Rachel Zohn Mincer at Religion and Writing Seminar on March 12

February 15, 2019

Our next meeting of this academic year takes place on Tuesday, March 12, at Faculty House. Our speaker is Rachel Zohn Mincer, visiting scholar, Jewish Theological Seminary. 

 

Her talk is entitled: The Increasing Reliance on Ritual Handbooks in Late Medieval Asheknaz

 

She has provided the following abstract: 

 

Liturgical custom books figure prominently among the works produced by German Jews from the thirteenth through the fifteenth century. Scholars have typically attributed the popularity of these handbooks to the desire to preserve customs and provide guidance in the late fourteenth and fifteenth centuries—the so-called post–Black Death period, a time of upheaval and decline for German Jewry. However, this explanation is insufficient, particularly since the earliest German Jewish custom books are from the thirteenth century. In this talk, I will link the emergence and continued flourishing of these works to two trends: (1) the geographic mobility of German Jewry, not only in the post–Black Death era but also during the century and a half preceding it, and (2) the increase in the production of written texts in Ashkenazic society, paralleling a similar trend in medieval Europe as a whole. Medieval Ashkenazic texts included a variety of liturgical genres and ritual guides, some of which were accessible to Jews who, though educated, were not rabbinic scholars.

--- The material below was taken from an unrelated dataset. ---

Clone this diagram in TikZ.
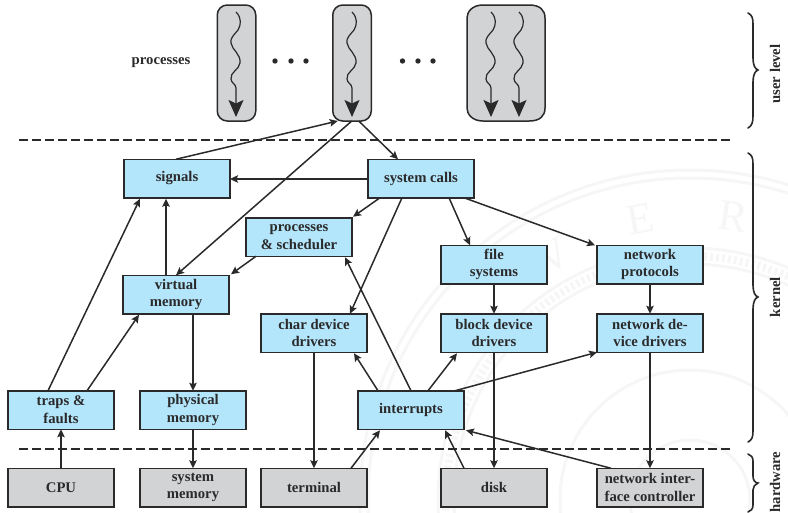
\documentclass[tikz,border=0pt]{standalone}
\usepackage{fontspec}
\setmainfont{Liberation Serif}
\usetikzlibrary{arrows.meta,calc}
\definecolor{ink}{HTML}{2B2A2B}
\definecolor{kblue}{HTML}{B3E5FB}
\definecolor{hgray}{HTML}{D1D3D4}
\definecolor{seal}{HTML}{F6F6F6}
\tikzset{
  box/.style={draw=ink,line width=1.5pt,minimum width=106pt,minimum height=38.5pt,inner sep=0pt,outer sep=0pt,align=center,text=ink,
    font=\fontsize{14.7}{17.8}\selectfont\bfseries},
  kbox/.style={box,fill=kblue},
  hbox/.style={box,fill=hgray},
  pill/.style={draw=ink,line width=1.5pt,fill=hgray,rounded corners=10pt,minimum width=38.5pt,minimum height=116pt,inner sep=0pt,outer sep=0pt},
  conn/.style={draw=ink,line width=1.5pt,-{Stealth[length=8pt,width=7.5pt,inset=1.5pt]}},
  thread/.style={draw=ink,line width=1.2pt,-{Stealth[length=17pt,width=15pt,inset=3.5pt]}},
  sep/.style={draw=ink,line width=1.5pt,dash pattern=on 8.5pt off 4.5pt},
  brace/.style={draw=ink,line width=1.6pt,line cap=round},
  lab/.style={text=ink,inner sep=0pt,font=\fontsize{14.7}{17.8}\selectfont\bfseries},
  sidelab/.style={lab,rotate=90},
  dot/.style={circle,fill=ink,minimum size=5.4pt,inner sep=0pt},
  sealline/.style={draw=seal,line width=3pt},
  sealtext/.style={text=seal,inner sep=0pt,font=\fontsize{44}{44}\selectfont}
}
\newcommand{\threadat}[2]{% x offset, bottom tip
  \draw[thread] (#1+0,12) .. controls (#1+6,18) and (#1+5,25) .. (#1+2,30)
    .. controls (#1-2,35) and (#1-6,38) .. (#1-5,43)
    .. controls (#1-4,50) and (#1+5,54) .. (#1+4,63)
    .. controls (#1+3,70) and (#1-6,72) .. (#1-5,79)
    .. controls (#1-5,83) and (#1,84) .. (#1,88) -- (#1,#2);
}
\begin{document}
\begin{tikzpicture}[x=1pt,y=-1pt]
\useasboundingbox (0,0) rectangle (788,512);
% faint seal in the background
\begin{scope}
\clip (0,0) rectangle (788,512);
\coordinate (sc) at (690,500);
\draw[sealline] (sc) circle [radius=330];
\draw[sealline] (sc) circle [radius=322];
\draw[sealline] (sc) circle [radius=252];
\draw[sealline,dash pattern=on 3pt off 3pt,line width=8pt] (sc) circle [radius=244];
\draw[sealline] (sc) circle [radius=236];
\draw[sealline] (sc) circle [radius=130];
\draw[sealline] (sc) circle [radius=60];
\node[sealtext,rotate=30] (sv) at (553,256) {V};
\node[sealtext,rotate=10] (se) at (640,219) {E};
\node[sealtext,rotate=-9] (sr) at (733,217) {R};
\end{scope}
% processes
\node[pill] (p1) at (236.5,63) {};
\node[pill] (p2) at (352,63) {};
\draw[draw=ink,line width=1.5pt,fill=hgray] (483,5) -- (529,5) .. controls (540,5) and (545,10) .. (545,18)
  -- (545,108) .. controls (545,116) and (540,121) .. (529,121) -- (483,121)
  .. controls (472,121) and (467,114) .. (467,108) -- (467,18) .. controls (467,12) and (472,5) .. (483,5) -- cycle;
\threadat{236}{117}
\threadat{352}{117}
\threadat{491}{117}
\threadat{519}{117}
\node[lab] (plabel) at (161,63) {processes};
\foreach \x/\n in {275/a,291/b,306/c,402.5/d,418/e,433/f}{\node[dot] (dot\n) at (\x,61) {};}
% separators
\coordinate (s1a) at (19,140); \coordinate (s1b) at (731,140);
\coordinate (s2a) at (19,449); \coordinate (s2b) at (731,449);
\draw[sep] (s1a) -- (s1b);
\draw[sep] (s2a) -- (s2b);
% kernel
\node[kbox] (signals) at (177,178.5) {signals};
\node[kbox] (syscalls) at (421,178.5) {system calls};
\node[kbox] (sched) at (299,237) {processes\\\& scheduler};
\node[kbox] (vm) at (176,294.5) {virtual\\memory};
\node[kbox] (char) at (314,333) {char device\\drivers};
\node[kbox] (fs) at (494,264.5) {file\\systems};
\node[kbox] (proto) at (650,264.5) {network\\protocols};
\node[kbox] (block) at (494,333) {block device\\drivers};
\node[kbox] (netdev) at (650,333) {network de-\\vice drivers};
\node[kbox] (traps) at (61,410) {traps \&\\faults};
\node[kbox] (phys) at (193,410) {physical\\memory};
\node[kbox] (irq) at (411,410) {interrupts};
% hardware
\node[hbox] (cpu) at (61,487.5) {CPU};
\node[hbox] (sysmem) at (193,487.5) {system\\memory};
\node[hbox] (term) at (314,487.5) {terminal};
\node[hbox] (disk) at (494,487.5) {disk};
\node[hbox] (nic) at (650,487.5) {network inter-\\face controller};
% connectors
\draw[conn] ($(signals.north west)+(52,0)$) -- ($(p2.south west)+(5,0)$);
\draw[conn] ($(p2.south west)+(19,0)$) -- ($(vm.north west)+(53,0)$);
\draw[conn] ($(p2.south west)+(26,0)$) -- ($(syscalls.north west)+(30,0)$);
\draw[conn] ($(syscalls.west)+(0,0.5)$) -- ($(signals.east)+(0,0.5)$);
\draw[conn] ($(vm.north west)+(43,0)$) -- ($(signals.south west)+(42,1)$);
\draw[conn] ($(traps.north west)+(40,0)$) -- ($(signals.south west)+(16,1)$);
\draw[conn] ($(traps.north west)+(79,0)$) -- ($(vm.south west)+(16,1)$);
\draw[conn] ($(vm.south west)+(70,0)$) -- (phys.north);
\draw[conn] (phys.south) -- ($(sysmem.north west)+(53,0)$);
\draw[conn] (cpu.north) -- (traps.south);
\draw[conn] ($(term.north west)+(90,0)$) -- ($(irq.south west)+(22,1)$);
\draw[conn] (char.south) -- (term.north);
\draw[conn] ($(irq.north west)+(53,0)$) -- ($(sched.south west)+(99,1)$);
\draw[conn] ($(irq.north west)+(20,0)$) -- ($(char.south west)+(93,1)$);
\draw[conn] ($(irq.north west)+(70,0)$) -- ($(block.south west)+(16,1)$);
\draw[conn] ($(irq.north west)+(97,0)$) -- (netdev.south west);
\draw[conn] ($(disk.north west)+(23,0)$) -- ($(irq.south west)+(87,1)$);
\draw[conn] ($(nic.north west)+(14,0)$) -- ($(irq.south east)+(2,1)$);
\draw[conn] (block.south) -- (disk.north);
\draw[conn] (netdev.south) -- (nic.north);
\draw[conn] (fs.south) -- (block.north);
\draw[conn] (proto.south) -- (netdev.north);
\draw[conn] ($(syscalls.south west)+(34,0)$) -- ($(char.north west)+(89,0)$);
\draw[conn] ($(syscalls.south west)+(12,0)$) -- ($(sched.north east)+(1,-1)$);
\draw[conn] ($(syscalls.south west)+(81,0)$) -- ($(fs.north west)+(29,0)$);
\draw[conn] ($(syscalls.south west)+(96,0)$) -- ($(proto.north west)+(-2,0)$);
\draw[conn] ($(sched.south west)+(10,0)$) -- ($(vm.north east)+(2,-1)$);
% braces
\draw[brace] (748,13) .. controls (752,15) and (753,18) .. (753,24) -- (753,58) .. controls (753,65) and (755,69) .. (758,70)
  .. controls (755,71) and (753,75) .. (753,82) -- (753,116) .. controls (753,122) and (752,126) .. (748,128);
\draw[brace] (748,153) .. controls (752,155) and (753,158) .. (753,164) -- (753,285) .. controls (753,292) and (755,296) .. (758,297)
  .. controls (755,298) and (753,302) .. (753,309) -- (753,431) .. controls (753,437) and (752,440) .. (748,442);
\draw[brace] (748,454) .. controls (751,455) and (753,457) .. (753,461) -- (753,476) .. controls (753,480) and (755,483) .. (758,483)
  .. controls (755,484) and (753,487) .. (753,490) -- (753,505) .. controls (753,509) and (751,511) .. (748,512);
\node[sidelab] (ulevel) at (775,74) {user level};
\node[sidelab] (kern) at (775,297) {kernel};
\node[sidelab] (hw) at (775,482) {hardware};
\end{tikzpicture}
\end{document}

As a result of these developments, by the last centuries of the medieval period, even before the advent of print, there was a growing reliance on written works for the transmission of Jewish tradition.

 

The evening will follow our usual format: the talk begins at 5 p.m. at Faculty House, with dinner at 7 p.m. Please RSVP for both the talk and the dinner with our rapporteur, Alma Igra (ai2298@columbia.edu). Dinner is PAYABLE BY CHECK ONLY, $30.


I am in process of revising our email list. If you would prefer not to included, please let me know:  [email protected]

 

Our final meeting of the academic year will take place on April 30. Martin Elsky, of Brooklyn College and the Graduate Center, will speak on "Erich Auerbach's Aufhebung: Figural Interpretation and the Nazi Era Church."